データベース風トランザクションのメリット

  • ACID特性の模倣: ファイル操作をデータベースのトランザクションのように取り扱うことで、データの整合性を保ちながら操作を行えます。
  • 複数ファイルへの一貫した操作: 複数のファイルに対して操作を行う場合でも、すべての操作が成功したときにのみ変更が確定するため、安全性が向上します。
  • エラー発生時のリカバリ: エラーが発生した場合にはロールバックを行い、ファイルの状態を元に戻すことができるため、システムが不整合な状態に陥るリスクを最小化できます。

このように、Rustでのファイル操作にデータベース風トランザクションを模倣することで、より高度で安全なファイル操作を実現できます。

まとめ

本記事では、Rustを用いた安全なファイル操作のためのトランザクション設計について解説しました。

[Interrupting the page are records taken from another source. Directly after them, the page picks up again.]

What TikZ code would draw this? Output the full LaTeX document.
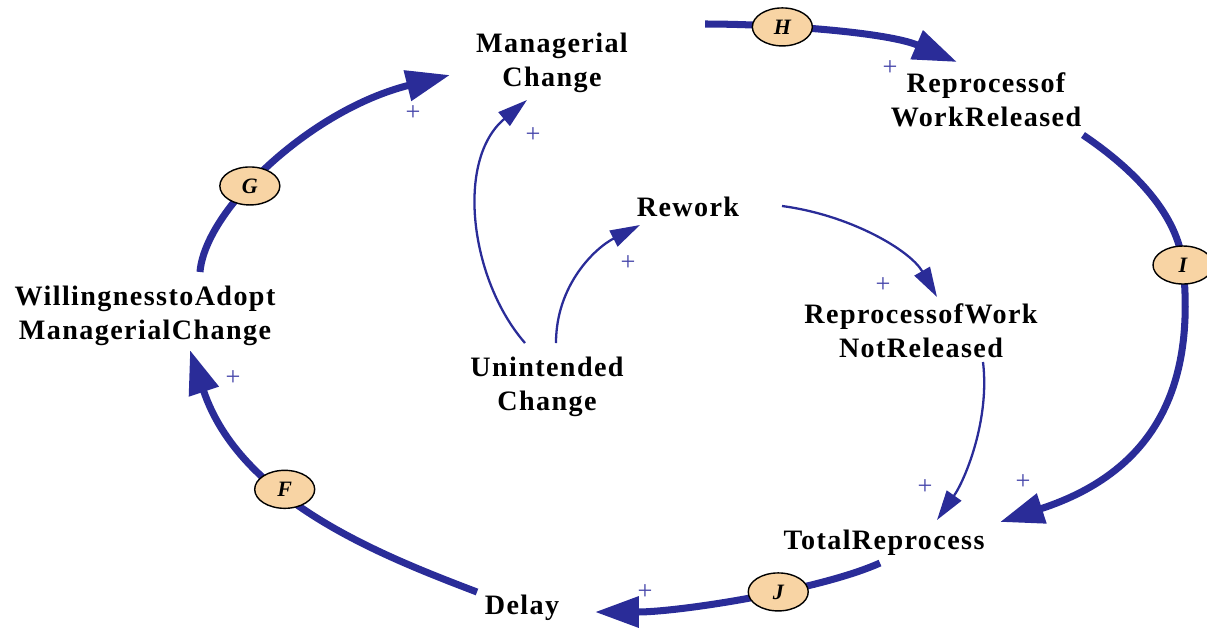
\documentclass[tikz,border=0pt]{standalone}
\usepackage{fontspec}
\setmainfont{Liberation Serif}[LetterSpace=5]
\usepackage{xcolor}
\usetikzlibrary{shapes,arrows.meta}
\definecolor{loopblue}{RGB}{42,44,152}
\definecolor{ovalfill}{RGB}{248,212,164}
\definecolor{signblue}{RGB}{70,70,170}

\begin{document}
\begin{tikzpicture}[x=0.02cm,y=-0.02cm,
    factor/.style={align=center,inner sep=0pt,
        font=\fontsize{16}{19.5}\selectfont\bfseries},
    flow/.style={draw=loopblue,line width=4pt,
        -{Triangle[length=25pt,width=17pt]}},
    link/.style={draw=loopblue,line width=1.3pt,
        -{Triangle[length=17pt,width=10pt]}},
    oval/.style={ellipse,draw=black,line width=0.8pt,fill=ovalfill,
        minimum width=1.2cm,minimum height=0.76cm,inner sep=0pt,
        font=\fontsize{12.5}{12.5}\selectfont\bfseries\itshape},
    sign/.style={text=signblue,inner sep=0pt,
        font=\fontsize{15}{15}\selectfont}]

    \useasboundingbox (0,0) rectangle (1207,627);

    \node[factor] (mc) at (552,63) {Managerial\\Change};
    \node[factor] (rwr) at (986,100) {Reprocessof\\WorkReleased};
    \node[factor] (rw) at (688,207) {Rework};
    \node[factor] (rnr) at (921,331) {ReprocessofWork\\NotReleased};
    \node[factor] (wil) at (145,316) {WillingnesstoAdopt\\ManagerialChange};
    \node[factor] (uc) at (547,387) {Unintended\\Change};
    \node[factor] (tr) at (884,543) {TotalReprocess};
    \node[factor] (dl) at (522,608) {Delay};

    % outer loop
    \draw[flow] ([shift={(153,-39)}]mc.center)
        .. controls +(70,0) and +(-70,-30) ..
        ([shift={(-29,-38)}]rwr.center) node[oval,pos=0.32] (oh) {H};
    \draw[flow] ([shift={(97,35)}]rwr.center)
        .. controls +(52,35) and +(-5,-50) ..
        ([shift={(197,165)}]rwr.center) node[oval] (oi) {I}
        .. controls +(12,115) and +(160,-52) ..
        ([shift={(116,-21)}]tr.center);
    \draw[flow] ([shift={(-4,20)}]tr.center)
        .. controls +(-60,27) and +(85,0) ..
        ([shift={(73,4)}]dl.center) node[oval,pos=0.4] (oj) {J};
    \draw[flow] ([shift={(-45,-16)}]dl.center)
        .. controls +(-97,-37) and +(50,150) ..
        ([shift={(45,34)}]wil.center) node[oval,pos=0.6] (of) {F};
    \draw[flow] ([shift={(55,-44)}]wil.center)
        .. controls +(5,-62) and +(-140,35) ..
        ([shift={(-102,12)}]mc.center) node[oval,pos=0.4] (og) {G};

    % inner links
    \draw[link] ([shift={(-22,-44)}]uc.center)
        .. controls +(-55,-63) and +(-72,60) .. ([shift={(-25,37)}]mc.center);
    \draw[link] ([shift={(9,-44)}]uc.center)
        .. controls +(0,-58) and +(-45,23) .. ([shift={(-48,18)}]rw.center);
    \draw[link] ([shift={(94,-1)}]rw.center)
        .. controls +(68,9) and +(-27,-47) .. ([shift={(16,-34)}]rnr.center);
    \draw[link] ([shift={(62,31)}]rnr.center)
        .. controls +(7,58) and +(28,-40) .. ([shift={(53,-23)}]tr.center);

    % polarity signs
    \node[sign] (sh) at (890,68) {+};
    \node[sign] (si) at (1023,482) {+};
    \node[sign] (sj) at (645,592) {+};
    \node[sign] (sf) at (233,378) {+};
    \node[sign] (sg) at (413,113) {+};
    \node[sign] (sucmc) at (533,135) {+};
    \node[sign] (sucrw) at (628,263) {+};
    \node[sign] (srwrnr) at (883,285) {+};
    \node[sign] (srnrtr) at (925,487) {+};
\end{tikzpicture}
\end{document}
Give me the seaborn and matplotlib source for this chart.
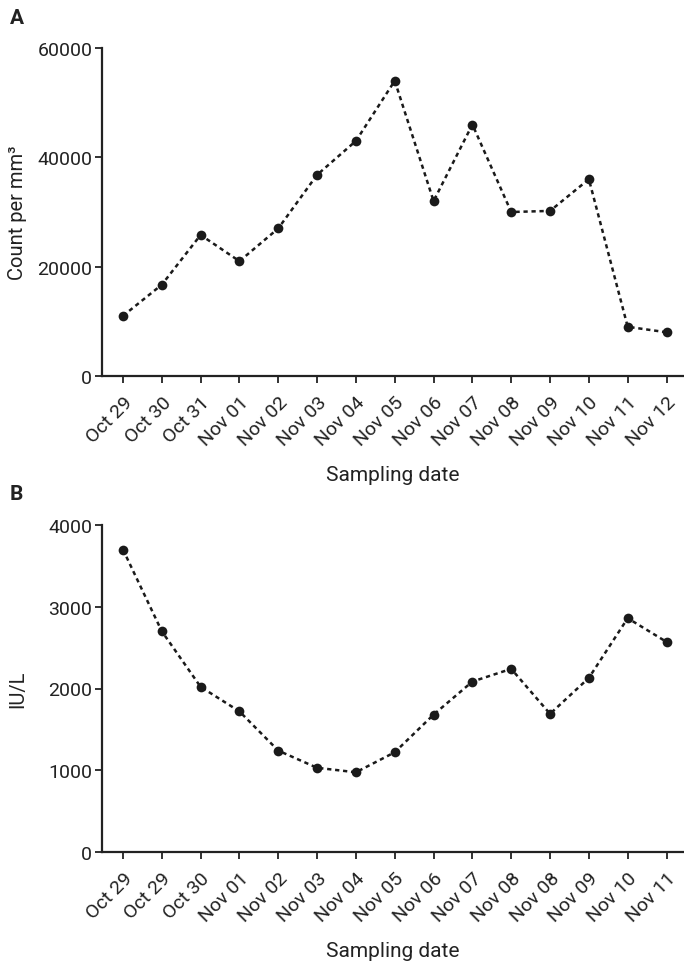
import numpy as np
import pandas as pd
import matplotlib
matplotlib.use("Agg")
import matplotlib.pyplot as plt
import seaborn as sns

# Panel A - counts
dates_a = ["Oct 29", "Oct 30", "Oct 31", "Nov 01", "Nov 02", "Nov 03", "Nov 04", "Nov 05",
           "Nov 06", "Nov 07", "Nov 08", "Nov 09", "Nov 10", "Nov 11", "Nov 12"]
count_a = [11000, 16700, 25800, 21000, 27000, 36800, 43000, 54000,
           32000, 46000, 30000, 30200, 36000, 9000, 8000]

# Panel B - IU/L
dates_b = ["Oct 29", "Oct 29", "Oct 30", "Nov 01", "Nov 02", "Nov 03", "Nov 04", "Nov 05",
           "Nov 06", "Nov 07", "Nov 08", "Nov 08", "Nov 09", "Nov 10", "Nov 11"]
iu_b = [3700, 2700, 2020, 1720, 1240, 1030, 975, 1220,
        1680, 2085, 2240, 1690, 2130, 2860, 2570]

sns.set_theme(style="ticks")
plt.rcParams["font.family"] = ["Roboto", "DejaVu Sans"]
plt.rcParams["axes.edgecolor"] = "#222222"
plt.rcParams["xtick.color"] = "#222222"
plt.rcParams["ytick.color"] = "#222222"
plt.rcParams["text.color"] = "#222222"
plt.rcParams["axes.labelcolor"] = "#222222"

fig = plt.figure(figsize=(6.84, 9.62), dpi=100)
ax_a = fig.add_axes([102 / 684, 1 - 377 / 962, 582 / 684, 328 / 962])
ax_b = fig.add_axes([102 / 684, 1 - 853 / 962, 582 / 684, 327 / 962])


def draw_panel(ax, labels, values, ymax, yticks, ylabel):
    df = pd.DataFrame({"pos": np.arange(len(labels)), "val": values})
    sns.lineplot(data=df, x="pos", y="val", ax=ax, color="#1a1a1a",
                 marker="o", markersize=7, markeredgewidth=0,
                 linestyle=(0, (1.7, 1.5)), linewidth=1.8)
    ax.set_xlim(-0.54, 14.45)
    ax.set_ylim(0, ymax)
    ax.set_yticks(yticks)
    ax.set_xticks(np.arange(len(labels)))
    ax.set_xticklabels(labels, rotation=45, ha="right", rotation_mode="anchor")
    ax.tick_params(axis="both", direction="out", length=5, width=1.3, labelsize=14)
    ax.tick_params(axis="x", pad=7)
    ax.tick_params(axis="y", pad=2)
    for s in ["left", "bottom"]:
        ax.spines[s].set_linewidth(1.6)
    sns.despine(ax=ax)
    ax.set_xlabel("Sampling date", fontsize=15, labelpad=12)
    ax.set_ylabel(ylabel, fontsize=14.5)
    # y label sits close to the left edge of the figure
    ax.yaxis.set_label_coords((27 - 102) / 582, 0.5)


draw_panel(ax_a, dates_a, count_a, 60000, [0, 20000, 40000, 60000], "Count per mm³")
draw_panel(ax_b, dates_b, iu_b, 4000, [0, 1000, 2000, 3000, 4000], "IU/L")

fig.text(10 / 684, 1 - 18 / 962, "A", fontsize=15, fontweight="bold", va="center")
fig.text(10 / 684, 1 - 495 / 962, "B", fontsize=15, fontweight="bold", va="center")

fig.savefig("out.png", dpi=100)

ファイル操作は一見単純な作業に見えますが、途中でエラーが発生するとデータの不整合や破損が生じるリスクがあります。これを防ぐために、トランザクション設計を導入することで、ファイル操作を原子性、整合性、分離性、永続性(ACID特性)を保ちながら実行できます。

Rustの特徴である所有権やライフタイムを活用することで、メモリ安全性を確保しつつ、トランザクション設計を実現する方法を紹介しました。また、外部ライブラリ(tempfilerusqliteなど)を活用することで、トランザクション設計をさらに効率化し、安全性を高める方法についても触れました。

さらに、データベース風のトランザクションを模倣する手法を取り入れることで、複数ファイルへの操作を一貫性を持たせて行う方法を紹介しました。エラー発生時にはロールバックし、すべての操作が成功した場合のみ変更を確定することで、ファイルシステムを安定した状態に保つことができます。

これらの知識を活用することで、Rustにおけるファイル操作が安全かつ効率的に行えるようになり、信頼性の高いソフトウェアを開発することができます。